A ideia do programa é bastante simples, não inventamos a roda, apenas queremos fazê-la andar direitinho. Falta, hoje, mais escuta, mais empatia, mais conversa (por que não conversa também jogada fora também?), mais risadas.
Os policiais que realizam essa atividade são voluntários com muito comprometimento e estão indo além da atividade-fim da polícia civil. Estão fazendo inquéritos, estão investigando, mas também estão tentando impedir de quem sabe, no futuro, investigar o menino que os escuta atentamente no banco escolar, ou ainda, receber em uma Delegacia Especializada em Atendimento à Mulher, a menina, que depois do Papo, vai ter noção do que se trata violência doméstica e, vai sair correndo de qualquer relacionamento com indícios de ser abusivo.

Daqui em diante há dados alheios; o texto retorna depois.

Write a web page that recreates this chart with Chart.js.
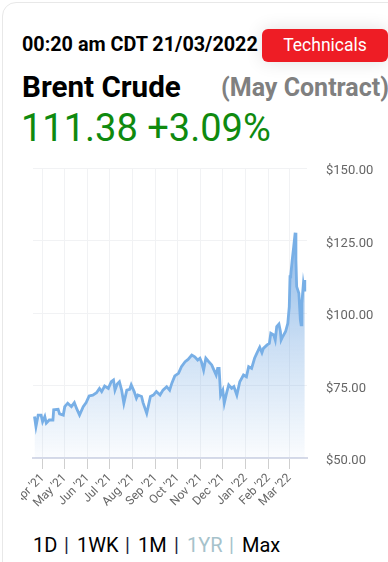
<!DOCTYPE html>
<html>
<head>
<meta charset="utf-8">
<script src="https://cdn.jsdelivr.net/npm/chart.js@4/dist/chart.umd.min.js"></script>
<style>
  html,body{margin:0;padding:0;background:#fff;overflow:hidden;width:388px;height:562px;font-family:Roboto,"Noto Sans",sans-serif;}
  .card{position:absolute;left:2px;top:2px;width:420px;height:620px;border:1px solid #e8e8e8;border-radius:14px;}
  .time{position:absolute;left:22px;top:33px;font-size:19.8px;font-weight:700;color:#000;line-height:24px;white-space:nowrap;}
  .btn{position:absolute;left:262px;top:29px;width:126px;height:33px;background:#ee1d25;border-radius:6px;color:#fff;font-size:17.5px;line-height:33px;text-align:center;box-shadow:0 0 18px rgba(0,0,0,0.12);}
  .name{position:absolute;left:22px;top:69px;font-size:29.6px;font-weight:700;color:#000;line-height:36px;white-space:nowrap;}
  .contract{position:absolute;right:-1px;top:70px;font-size:25px;font-weight:700;color:#808080;line-height:36px;white-space:nowrap;}
  .price{position:absolute;left:21px;top:106px;font-size:38px;color:#0f8a0f;line-height:44px;white-space:nowrap;}
  .nav{position:absolute;top:532px;font-size:20px;color:#000;line-height:26px;white-space:nowrap;}
  .sep{color:#1c2340;}
  .dim{color:#a6c2cb;}
  #c{position:absolute;left:21px;top:150px;}
</style>
</head>
<body>
<div class="card"></div>
<div class="time">00:20 am CDT 21/03/2022</div>
<div class="btn">Technicals</div>
<div class="name">Brent Crude</div>
<div class="contract">(May Contract)</div>
<div class="price">111.38 +3.09%</div>
<canvas id="c" width="367" height="370" style="width:367px;height:370px"></canvas>
<div class="nav" style="left:33px">1D</div>
<div class="nav sep" style="left:64px">|</div>
<div class="nav" style="left:77px">1WK</div>
<div class="nav sep" style="left:125px">|</div>
<div class="nav" style="left:138px">1M</div>
<div class="nav sep" style="left:174px">|</div>
<div class="nav dim" style="left:187px">1YR</div>
<div class="nav dim" style="left:229px">|</div>
<div class="nav" style="left:242px">Max</div>
<script>
// Month ticks: days since 1 Apr 2021
const monthTickDays = [0, 30, 61, 91, 122, 153, 183, 214, 244, 275, 306, 334];
const monthTickLabels = ["Apr '21", "May '21", "Jun '21", "Jul '21", "Aug '21", "Sep '21", "Oct '21", "Nov '21", "Dec '21", "Jan '22", "Feb '22", "Mar '22"];
const priceTicks = [50, 75, 100, 125, 150];

// Series: days since 1 Apr 2021, and Brent price (USD)
const days = [-11, -9, -6, -2, 0, 3, 5, 9, 14, 15, 21, 23, 28, 30, 34, 39, 43, 46, 50, 55, 59, 63, 68, 73, 77, 80, 84, 89, 93, 96, 98, 101, 104, 107, 110, 114, 118, 120, 124, 127, 129, 134, 136, 141, 143, 146, 150, 154, 159, 163, 168, 172, 175, 179, 184, 188, 193, 197, 202, 206, 210, 213, 215, 218, 221, 225, 229, 231, 235, 237, 239, 241, 244, 246, 249, 252, 256, 259, 263, 267, 272, 276, 279, 283, 287, 290, 294, 297, 299, 304, 307, 309, 313, 315, 317, 320, 322, 323, 325, 329, 332, 334, 335, 336, 338, 340, 342, 343, 344, 347, 349, 350, 351, 353, 354, 355];
const prices = [64.3, 60.8, 64.8, 64.8, 62.5, 64.3, 62.0, 63.1, 63.1, 66.6, 66.8, 65.2, 64.8, 67.7, 68.9, 67.7, 69.1, 67.1, 64.8, 67.7, 69.1, 71.4, 71.7, 72.5, 74.0, 72.9, 74.8, 74.0, 76.3, 76.9, 73.4, 75.5, 76.3, 73.4, 68.9, 73.4, 73.7, 75.2, 72.9, 70.6, 71.7, 71.2, 69.1, 65.4, 67.7, 71.2, 71.7, 72.9, 71.7, 73.4, 74.6, 73.4, 75.8, 78.3, 79.2, 81.5, 83.2, 84.0, 85.5, 84.9, 83.8, 84.4, 83.2, 80.3, 84.4, 83.2, 82.1, 80.9, 78.6, 80.9, 80.9, 71.7, 73.4, 68.9, 72.3, 75.2, 74.0, 74.6, 71.7, 76.3, 78.6, 78.0, 81.5, 80.9, 84.4, 86.1, 88.2, 86.3, 87.8, 89.0, 89.5, 93.0, 92.4, 90.7, 95.3, 96.2, 93.6, 90.7, 91.8, 93.6, 96.4, 102.2, 112.5, 113.1, 118.3, 122.9, 127.7, 118.3, 109.1, 106.8, 97.6, 95.9, 103.3, 109.7, 107.9, 111.4];

const points = days.map((d, i) => ({ x: d, y: prices[i] }));

function fillGradient(context) {
  const chart = context.chart;
  const area = chart.chartArea;
  if (!area) return 'rgba(120,170,225,0.3)';
  const top = chart.scales.y.getPixelForValue(128);
  const g = chart.ctx.createLinearGradient(0, top, 0, area.bottom);
  g.addColorStop(0, 'rgba(110,165,225,0.78)');
  g.addColorStop(0.5, 'rgba(110,165,225,0.36)');
  g.addColorStop(1, 'rgba(110,165,225,0.03)');
  return g;
}

new Chart(document.getElementById('c'), {
  type: 'line',
  data: {
    datasets: [{
      data: points,
      borderColor: '#78afe6',
      borderWidth: 2.8,
      pointRadius: 0,
      tension: 0,
      fill: 'start',
      backgroundColor: fillGradient
    }]
  },
  options: {
    responsive: false,
    animation: false,
    layout: { padding: { left: 12, top: 18, right: 0, bottom: 0 } },
    plugins: { legend: { display: false }, tooltip: { enabled: false } },
    scales: {
      x: {
        type: 'linear',
        min: -13,
        max: 358,
        afterBuildTicks: s => { s.ticks = monthTickDays.map(v => ({ value: v })); },
        afterFit: s => { s.paddingLeft = 0; s.paddingRight = 0; s.paddingTop = 0; s.paddingBottom = 0; s.height = 62; },
        ticks: {
          autoSkip: false,
          minRotation: 45,
          maxRotation: 45,
          padding: 2,
          color: '#666',
          font: { family: 'Roboto', size: 12 },
          callback: (v, i) => monthTickLabels[i]
        },
        grid: { color: '#f1f2f4', tickColor: '#cfcfcf', tickLength: 11, drawTicks: true },
        border: { color: '#d6dae8', width: 2 }
      },
      y: {
        position: 'right',
        min: 50,
        max: 150,
        afterBuildTicks: s => { s.ticks = priceTicks.map(v => ({ value: v })); },
        afterFit: s => { s.width = 81; s.paddingTop = 0; s.paddingBottom = 0; s.paddingLeft = 0; s.paddingRight = 0; },
        ticks: {
          padding: 19,
          labelOffset: 3,
          color: '#666',
          font: { family: 'Roboto', size: 13 },
          callback: v => '$' + Number(v).toFixed(2)
        },
        grid: { color: '#f1f2f4', drawTicks: false },
        border: { display: false }
      }
    }
  }
});
</script>
</body>
</html>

Servir e proteger significa também prevenir!!!
(*) Débora Dias é Diretora de Relações Institucionais, junto à Chefia de Polícia do RS. Antes, durante 18 anos, foi titular da DP da Mulher em Santa Maria. É formada em Direito pela Universidade de Passo Fundo, especialista em Violência Doméstica contra Crianças e Adolescentes, Ciências Criminais e Segurança Pública e Direitos Humanos e mestranda e doutoranda pela Antônoma de Lisboa (UAL), em Portugal.
OBSERVAÇÃO DO EDITOR: a foto (de Reprodução/Facebook) mostra participantes do Papo de Responsa em Santa Maria, há 10 dias.
Parabéns pelo excelente texto?????? tive a oportunidade de fazer o Papo contigo em Rio Grande, além de te ouvi, te conheci… percebi o quanto esse trabalho é feito de coração ❤ nossa polícia merece ter policiais como tu… comprometidos, inquietos e dispostos a melhorar a sociedade…. pretendo ser uma ramificação do Papo aqui na nossa região… abraços ?
Maravilhosa atitude e ação! Parabéns a Polícia Civil! A prevenção é sim, uma da maiores responsabilidades de todos nós, e uma da melhores soluções a médio e longo prazo! A semente germinará e dará frutos!